Projets

Quel dialogue social dans l’entreprise après les ordonnances de 2017 ?

Terminé - en cours de valorisation
Kevin GUILLAS-CAVAN, Frédéric LERAIS
France Stratégie
Université Rennes I (Laboratoire IODE), Université Paris Dauphine, Université Paris Nanterre, Orseu, Syndex

L’Ires a remis le 8 décembre 2021 à France Stratégie un rapport sur le « dialogue social dans l’entreprise après les ordonnances du 27 septembre 2017 » dans le cadre des travaux d’évaluation de ces ordonnances (Guillas-Cavan, Lerais, 2021).

Mots-clés : dialogue social, entreprise, Ordonnances de 2017, instance de représentation du personnel, conseil social et économique (CSE)

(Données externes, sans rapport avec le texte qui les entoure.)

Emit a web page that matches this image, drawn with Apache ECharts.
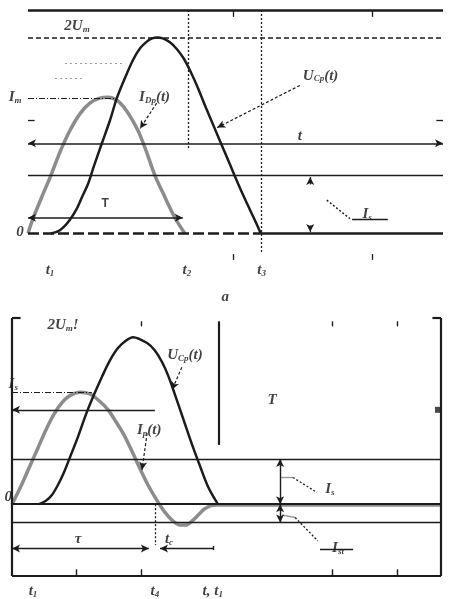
<!DOCTYPE html>
<html><head><meta charset="utf-8">
<script src="https://cdn.jsdelivr.net/npm/echarts@6/dist/echarts.min.js"></script>
<style>html,body{margin:0;padding:0;background:#fff}#c{width:449px;height:599px}</style>
</head><body><div id="c"></div>
<script>
// ---------- Panel a : data (x: time units 0..100, y: in units of U_m) ----------
const tA_U = [5.5,7.2,8.7,10.1,11.6,13.0,14.5,15.9,17.8,19.8,21.4,23.4,25.3,27.0,28.7,29.9,31.1,32.5,34.2,35.9,37.6,39.3,41.0,42.9,44.8,46.7,48.7,50.6,52.5,54.5,56.1];
const uA   = [0,0.02,0.07,0.14,0.24,0.37,0.51,0.69,0.92,1.16,1.38,1.59,1.77,1.89,1.96,1.99,2.0,1.99,1.95,1.88,1.78,1.64,1.48,1.28,1.09,0.90,0.70,0.51,0.33,0.15,0];
const tA_I = [0,1.2,3.4,5.5,7.7,10.1,12.5,14.9,17.3,19.3,21.7,24.1,26.5,28.4,30.6,33.0,35.4,37.8];
const iA   = [0,0.15,0.38,0.59,0.83,1.05,1.22,1.33,1.38,1.39,1.35,1.23,1.05,0.85,0.59,0.37,0.16,0];

// ---------- Panel b ----------
const tB_U = [6.3,7.9,9.3,10.7,12.1,13.5,15.4,17.2,19.1,21.0,22.8,24.7,26.6,28.2,31.5,33.3,35.0,36.4,37.8,39.6,42.0,43.8,45.7,48.0];
const uB   = [0,0.04,0.11,0.23,0.38,0.56,0.81,1.07,1.31,1.53,1.72,1.87,1.96,2.0,1.93,1.84,1.70,1.54,1.34,1.07,0.71,0.46,0.21,0];
const tB_I = [0,2.3,4.2,6.1,7.9,9.8,11.7,13.5,15.9,18.2,20.5,22.4,24.2,26.1,28.0,29.8,31.7,33.6,35.4,37.3,39.2,40.6,42.0,43.4,44.8,46.2,47.8,100];
const iB   = [0,0.24,0.46,0.68,0.89,1.08,1.22,1.30,1.34,1.32,1.23,1.13,0.99,0.83,0.63,0.43,0.23,0.06,-0.08,-0.19,-0.25,-0.25,-0.20,-0.13,-0.06,-0.02,-0.01,-0.01];

// ---------- text labels [x, y, rich text] ----------
const labelsA = [
  [11.8, 2.12, '{i|2U}{s|m}'],
  [-3.1, 1.39, '{i|I}{s|m}'],
  [30.5, 1.39, '{i|I}{s|Dp}{i|(t)}'],
  [70.5, 1.61, '{i|U}{s|Cp}{i|(t)}'],
  [65.5, 0.99, '{i|t}'],
  [-1.9, 0.01, '{i|0}'],
  [18.6, 0.30, '{n|T}'],
  [81.7, 0.20, '{i|I}{s|s}'],
  [5.3, -0.37, '{i|t}{s|1}'],
  [38.3, -0.37, '{i|t}{s|2}'],
  [56.3, -0.37, '{i|t}{s|3}'],
  [47.5, -0.65, '{i|a}']
];
const labelsB = [
  [11.9, 2.14, '{i|2U}{s|m}{i|!}'],
  [40.3, 1.78, '{i|U}{s|Cp}{i|(t)}'],
  [0.3, 1.44, '{i|I}{s|s}'],
  [32.0, 0.89, '{i|I}{s|p}{i|(t)}'],
  [60.6, 1.25, '{i|T}'],
  [-0.9, 0.08, '{i|0}'],
  [74.1, 0.18, '{i|I}{s|s}'],
  [76.0, -0.53, '{i|I}{s|st}'],
  [15.4, -0.42, '{i|τ}'],
  [36.6, -0.42, '{i|t}{s|c}'],
  [4.9, -1.04, '{i|t}{s|1}'],
  [33.3, -1.04, '{i|t}{s|4}'],
  [46.8, -1.04, '{i|t, t}{s|1}']
];

// ---------- annotation segments [x1,y1,x2,y2] ----------
const A_thick = [[0,2.28,100,2.28],[56.1,0,100,0]];
const A_thin  = [[0,0.59,100,0.59],[49.4,2.28,49.4,2.21],[82.9,2.28,82.9,2.21],[49.4,-0.21,49.4,-0.27],[82.9,-0.21,82.9,-0.27],[0,1.15,1.6,1.15],[98.4,1.15,100,1.15],[78.1,0.14,86.7,0.14]];
const A_dash  = [[0,2.0,100,2.0]];
const A_base  = [[0,0,56.1,0]];
const A_dashdot = [[0,1.38,21.0,1.38],[5.5,2.28,5.5,-0.33]];
const A_dot   = [[38.6,2.28,38.6,0.85],[56.1,2.28,56.1,-0.2],[72.0,0.34,77.6,0.15]];
const A_faint = [[8.9,1.74,23.4,1.74],[6.5,1.58,13.0,1.58]];
const A_arrow2 = [[0,0.92,100,0.92],[0,0.16,37.3,0.16]];
const A_arrowEnd = [[65.5,1.51,45.6,1.08],[31.0,1.33,27.0,1.07],[68,0.50,68,0.575],[68,0.08,68,0.015]];

const B_thick = [[0,2.23,0,-0.86],[100,2.23,100,-0.86],[0,-0.86,100,-0.86],[48.3,2.19,48.3,0.71],[0,0,100,0],[0,2.23,2,2.23],[98,2.23,100,2.23]];
const B_thin  = [[0,0.54,100,0.54],[0,-0.22,100,-0.22],[14.9,-0.86,14.9,-0.78],[30.1,-0.86,30.1,-0.78],[74.6,-0.86,74.6,-0.78],[89.7,-0.86,89.7,-0.78],[30.1,2.19,30.1,2.13],[74.6,2.19,74.6,2.13],[89.7,2.19,89.7,2.13],[71.8,-0.54,79.5,-0.54],[46.9,-0.5,46.9,-0.55]];
const B_grayl = [[62.5,0.32,65.5,0.32],[62.9,-0.13,66.0,-0.16]];
const B_dashdot = [[0,1.34,18.6,1.34]];
const B_dot   = [[33.3,0,33.3,-0.49],[65.5,0.32,71.1,0.14],[66.0,-0.16,71.3,-0.44]];
const B_arrow2 = [[0,-0.53,31.9,-0.53],[62.5,0.54,62.5,0],[62.5,0,62.5,-0.22]];
const B_arrowStart = [[0,1.13,33.3,1.13],[34.5,-0.53,46.9,-0.53]];
const B_arrowEnd = [[39.6,1.64,37.3,1.37],[31.5,0.85,30.3,0.41]];
const B_square = [[99.3,1.13]];

const BLACK = '#1c1c1c', GRAY = '#8c8c8c';
const toSeg = s => [{coord:[s[0],s[1]]},{coord:[s[2],s[3]]}];
function ann(segs, gi, style, sym){
  return {type:'line', xAxisIndex:gi, yAxisIndex:gi, data:[], silent:true, animation:false,
    markLine:{silent:true, animation:false, symbol:sym||['none','none'], symbolSize:[6,8],
      label:{show:false}, emphasis:{disabled:true}, lineStyle:Object.assign({color:BLACK, width:1.5, type:'solid'}, style),
      data:segs.map(toSeg)}};
}
const rich = {
  i:{fontFamily:'Liberation Serif', fontStyle:'italic', fontWeight:'bold', fontSize:15, color:'#111'},
  n:{fontFamily:'Liberation Sans', fontWeight:'bold', fontSize:12, color:'#111'},
  s:{fontFamily:'Liberation Serif', fontStyle:'italic', fontWeight:'bold', fontSize:9, color:'#111', padding:[7,0,0,0]}
};
function labels(arr, gi){
  return {type:'scatter', xAxisIndex:gi, yAxisIndex:gi, symbolSize:0, clip:false, silent:true, animation:false,
    label:{show:true, position:'inside', rich:rich},
    data:arr.map(l=>({value:[l[0],l[1]], label:{formatter:l[2]}}))};
}
const zip = (xs, ys) => xs.map((x,k)=>[x,ys[k]]);
function curve(name, gi, xs, ys, color, width){
  return {type:'line', name:name, xAxisIndex:gi, yAxisIndex:gi, data:zip(xs,ys), smooth:0.3,
    showSymbol:false, lineStyle:{color:color, width:width}, animation:false, silent:true};
}
const hidden = {show:false};
function axX(gi){return {type:'value', gridIndex:gi, min:0, max:100, axisLine:hidden, axisTick:hidden, axisLabel:hidden, splitLine:hidden};}
function axY(gi,mn,mx){return {type:'value', gridIndex:gi, min:mn, max:mx, axisLine:hidden, axisTick:hidden, axisLabel:hidden, splitLine:hidden};}

const chart = echarts.init(document.getElementById('c'), null, {renderer:'canvas'});
chart.setOption({
  backgroundColor:'#fff',
  animation:false,
  grid:[{left:28, width:415, top:10, height:252.84},{left:12, width:429, top:318, height:258.0}],
  xAxis:[axX(0), axX(1)],
  yAxis:[axY(0,-0.3,2.28), axY(1,-0.86,2.23)],
  series:[
    ann(A_thick,0,{width:2.5}),
    ann(A_thin,0,{width:1.3}),
    ann(A_dash,0,{width:1.5, type:[5,3]}),
    ann(A_base,0,{width:2.5, type:[11,4]}),
    ann(A_dashdot,0,{width:1.2, type:[6,2,1,2]}),
    ann(A_dot,0,{width:1.3, type:[2,2]}),
    ann(A_faint,0,{width:1.2, type:[2,3], color:'#999'}),
    ann(A_arrow2,0,{width:1.5},['arrow','arrow']),
    ann(A_arrowEnd,0,{width:1.2, type:[3,2]},['none','arrow']),
    curve('I_Dp',0,tA_I,iA,GRAY,3.5),
    curve('U_Cp',0,tA_U,uA,BLACK,2.5),
    labels(labelsA,0),

    ann(B_thick,1,{width:2.2}),
    ann(B_thin,1,{width:1.4}),
    ann(B_grayl,1,{width:1.4, color:'#999'}),
    ann(B_dashdot,1,{width:1.2, type:[6,2,1,2]}),
    ann(B_dot,1,{width:1.3, type:[2,2]}),
    ann(B_arrow2,1,{width:1.4},['arrow','arrow']),
    ann(B_arrowStart,1,{width:1.4},['arrow','none']),
    ann(B_arrowEnd,1,{width:1.2, type:[3,2]},['none','arrow']),
    curve('I_p',1,tB_I,iB,GRAY,3.5),
    curve('U_Cp b',1,tB_U,uB,BLACK,2.5),
    {type:'scatter', xAxisIndex:1, yAxisIndex:1, data:B_square, symbol:'rect', symbolSize:6, itemStyle:{color:BLACK}, silent:true, animation:false},
    labels(labelsB,1)
  ]
});
</script></body></html>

Le rapport repose sur trois méthodologies complémentaires : l’analyse juridique des accords d’une dizaine de groupes d’entreprises par J. Dirringer (IODE, U. Rennes 1) et M. Sweeney (U. Paris-Dauphine), Y. Ferkane (U. Paris-Nanterre), huit monographies d’entreprise et les entretiens avec les expertes et les experts. Ces derniers permettent de situer les entreprises faisant l’objet de monographie dans un panorama plus large et ont amené à renouveler la coopération avec deux cabinets d’expertise, Orseu (N. Farvaque et D. Messaoudi) et Syndex (C. Taudière, M. Meixner et J. Dulac).
L’analyse juridique, quant à elle, porte sur une dizaine de groupes. En matière d’architecture des instances représentatives du personnel, les ordonnances ont innové en laissant aux acteurs d’entreprise le soin de configurer par eux-mêmes et pour eux-mêmes leur propre modèle. Le rapport permet d’apporter un regard sur l’effectivité de ce principe d’auto-administration et les formes de rationalité qu’il exprime. D’un point de vue juridique, nous avons distingué une rationalité procédurale visant à légitimer les décisions prises dans le cadre du dialogue social, et une rationalité instrumentale procédant à une appréciation économiciste du dialogue social.
L’analyse monographique aboutit à cinq grandes conclusions. On relève ainsi :
1. Une concentration plutôt qu’une centralisation des instances, au sens où on ne constate guère la mise en place de CSE unique mais une remontée des prérogatives des DP et des CHSCT au niveau des anciens établissements CE et une fusion de plusieurs d’entre eux en des établissements CSE aux périmètres bien plus larges ;
2. L’enjeu de la proximité, lié à ces périmètres plus larges et à la disparition des DP que les représentantes et représentants de proximité n’ont pas remplacé ;
3. Les mutations de la figure des élu·es, avec (a) une concentration du travail représentatif sur les élu·es titulaires, notamment les secrétaires de CSE, et (b) une tendance à la réinvention du rôle des DS d’établissement qui apparaissaient vidé·es de leur substance par la centralisation de la négociation collective mais qui jouent de manière croissante le rôle de capteurs de ce qui se passe dans les collectifs concrets de travail, suppléant tant bien que mal les DP disparu·es ;
4. Une dynamique de (re)négociation qui n’est plus seulement liée à la seule appropriation de la nouvelle architecture et à la correction des dysfonctionnements mis en lumière par la pratique, mais à une transformation structurelle qui permet aux acteurs d’adapter en permanence les périmètres et les moyens des instances.
À partir de ces analyses, le rapport conclut en discutant la notion de « rationalisation des instances » au cœur des ordonnances. À cette occasion, il montre que le terme peut être entendu de multiples manières. La réduction quantitative du nombre d’élu·es n’a pas nécessairement conduit à une réduction du temps consacré aux instances. De même, le passage de trois instances à une seule n’a pas nécessairement permis une approche plus transversale des enjeux et des économies d’échelle.
Au cours de l’année 2022, le rapport a été présenté à de nombreuses reprises, aux acteurs interrogés au cours du rapport (Comité de groupe), devant les cabinets partenaires, au CESE lors d’un événement organisé par Miroir Social. Une première valorisation portant sur la question de la proximité des représentantes et représentants du personnel a été présentée lors du congrès de l’International Labour and Employment Relations Association à Barcelone par Kevin Guillas-Cavan et Marcus Kahmann, puis dans une version retravaillée dans le cadre du séminaire de recherche de l’Institut für Gesellschafts- und Sozialpolitik de l’Université de Linz. L’article proposé interroge la question de la proximité sous l’angle de la démocratie industrielle dans le contexte de son affaiblissement par la suppression des délégués du personnel et identifie différentes stratégies mises en place par les équipes de représentantes et de représentants pour faire face à l’érosion de leur pouvoir institutionnel. Une version retravaillée sera discutée au séminaire interne de l’IRES au mois de mai et soumise dans un journal international.